Most people I know don't believe in objective morals and duties (they'd ask "where do they come from? how do you know what they are?"), but they don't feel they're denying their lived experiences and they don't call them illusions because they understand that they've absorbed moral values and duties from the people they grew up with and as a result of their lived experiences. They see that this explains why different cultures can have different moral values.
That’s just word games to get you back into the safety of determinism though.
It's a different definition of free will, certainly, and it replaces an incoherent definition, which is good, but why do you think there's safety in determinism? You still have to make choices, you can still make bad decisions, you're still held responsible for your choices and actions, and people still like or dislike you for who you are and what you do.
I'm undecided about the utility of compatibilism, particularly when it's used in support of moral responsibility, which does, on the face of it, seem intellectually dishonest.
You’re misunderstanding the argument again.
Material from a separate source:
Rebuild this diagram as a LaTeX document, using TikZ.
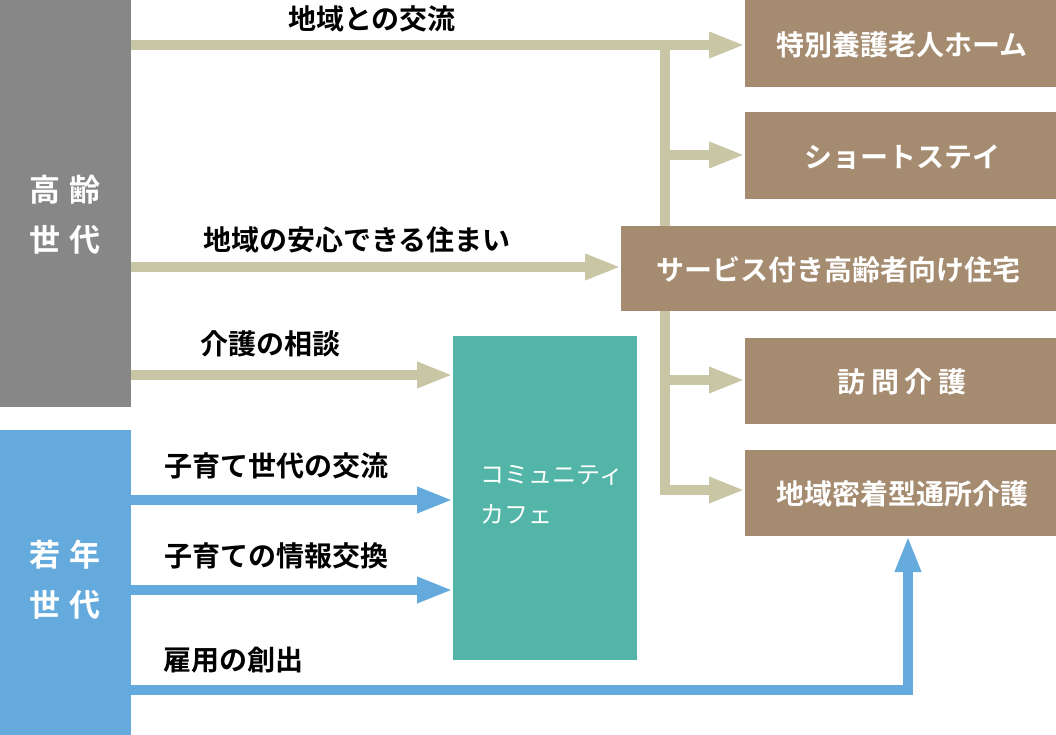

I’ll try one last time.
Believing that your moral experiences, experiences felt as being objective, to then believe that they are illusory (therefore not objective,) that’s a denial of your own lived experience.
To restate the earlier point. The moral experience is a certain type of knowledge, immediately experienced knowledge about the world in which we live. Denying that type of knowledge as an illusion leads into denying similar types of immediately experienced knowledge as being illusory too.
Our experiences appear to be different. I don't feel my moral experience is 'objective', I feel it's personal, i.e. subjective, very noticeably largely a product of my upbringing and education, refined by my later experiences. I'm very aware that other people have their own moral values and rank the values we have in common differently from me. I don't believe my moral experiences are illusory.
I don't deny knowledge about the world obtained through experience - that's how all knowledge is obtained, I just acknowledge that not all experience accurately reflects how the world is. Whether I'm happy or sad, have regret or satisfaction, or think something is right or wrong, they're all undeniably real feelings, but the experiences that made me feel that way may not have been accurate reflections of the world.
Yes - it appears next to every post I make, under my name.